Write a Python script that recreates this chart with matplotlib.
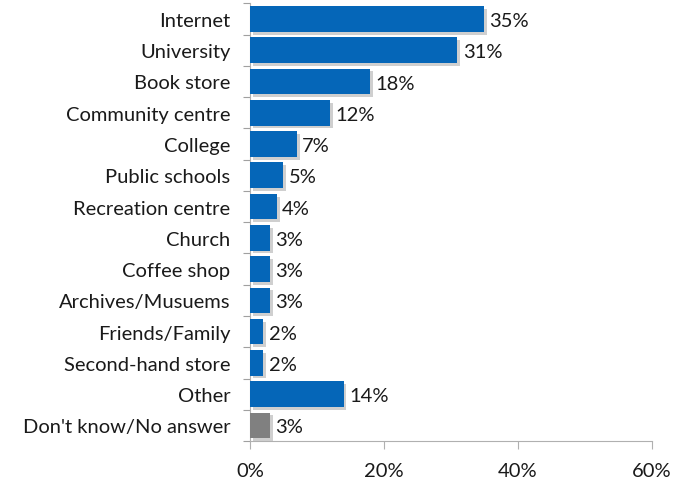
import numpy as np
import matplotlib.pyplot as plt
import matplotlib.patheffects as pe

# Where respondents go for information (% of respondents)
categories = ['Internet', 'University', 'Book store', 'Community centre', 'College',
              'Public schools', 'Recreation centre', 'Church', 'Coffee shop',
              'Archives/Musuems', 'Friends/Family', 'Second-hand store', 'Other',
              "Don't know/No answer"]
values = [35, 31, 18, 12, 7, 5, 4, 3, 3, 3, 2, 2, 14, 3]
bar_colors = ['#0566B8'] * 13 + ['#808080']
x_ticks = [0, 20, 40, 60]

plt.rcParams['font.family'] = ['Lato', 'DejaVu Sans']

fig = plt.figure(figsize=(6.83, 4.81), dpi=100)
ax = fig.add_axes([0.366, 0.081, 0.588, 0.91])

y = np.arange(len(categories))
bars = ax.barh(y, values, height=0.82, color=bar_colors, zorder=3)
for b in bars:
    b.set_path_effects([pe.SimplePatchShadow(offset=(2, -2), shadow_rgbFace='#b0b0b0', alpha=0.6),
                        pe.Normal()])

for yi, v in zip(y, values):
    ax.text(v + 0.8, yi + 0.05, f'{v}%', va='center', ha='left', fontsize=14.5, color='#1a1a1a')

ax.set_ylim(len(categories) - 0.5, -0.5)
ax.set_xlim(0, 60)
ax.set_yticks(y)
ax.set_yticklabels(categories, fontsize=14.5, color='#1a1a1a')
ax.set_yticks(np.arange(-0.5, len(categories), 1), minor=True)
ax.tick_params(axis='y', which='major', length=0, pad=14)
ax.tick_params(axis='y', which='minor', length=5, color='#a0a0a0', width=0.8)
ax.set_xticks(x_ticks)
ax.set_xticklabels([f'{t}%' for t in x_ticks], fontsize=14.5, color='#1a1a1a')
ax.tick_params(axis='x', length=6, color='#b0b0b0', width=0.8, pad=9)

for side in ['top', 'right']:
    ax.spines[side].set_visible(False)
for side in ['left', 'bottom']:
    ax.spines[side].set_color('#b0b0b0')
    ax.spines[side].set_linewidth(0.8)

fig.savefig('out.png', dpi=100)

++++++++++++++++++++

# SHORT TASK:
Repeat, exactly and in full, each line from the start of the data to the line that contains "ax = fig.add_axes([0.366, 0.081, 0.588, 0.91])". Pictures do not go in.

# EXERCISE SOLUTION:
Write a Python script that recreates this chart with matplotlib.
import numpy as np
import matplotlib.pyplot as plt
import matplotlib.patheffects as pe

# Where respondents go for information (% of respondents)
categories = ['Internet', 'University', 'Book store', 'Community centre', 'College',
              'Public schools', 'Recreation centre', 'Church', 'Coffee shop',
              'Archives/Musuems', 'Friends/Family', 'Second-hand store', 'Other',
              "Don't know/No answer"]
values = [35, 31, 18, 12, 7, 5, 4, 3, 3, 3, 2, 2, 14, 3]
bar_colors = ['#0566B8'] * 13 + ['#808080']
x_ticks = [0, 20, 40, 60]

plt.rcParams['font.family'] = ['Lato', 'DejaVu Sans']

fig = plt.figure(figsize=(6.83, 4.81), dpi=100)
ax = fig.add_axes([0.366, 0.081, 0.588, 0.91])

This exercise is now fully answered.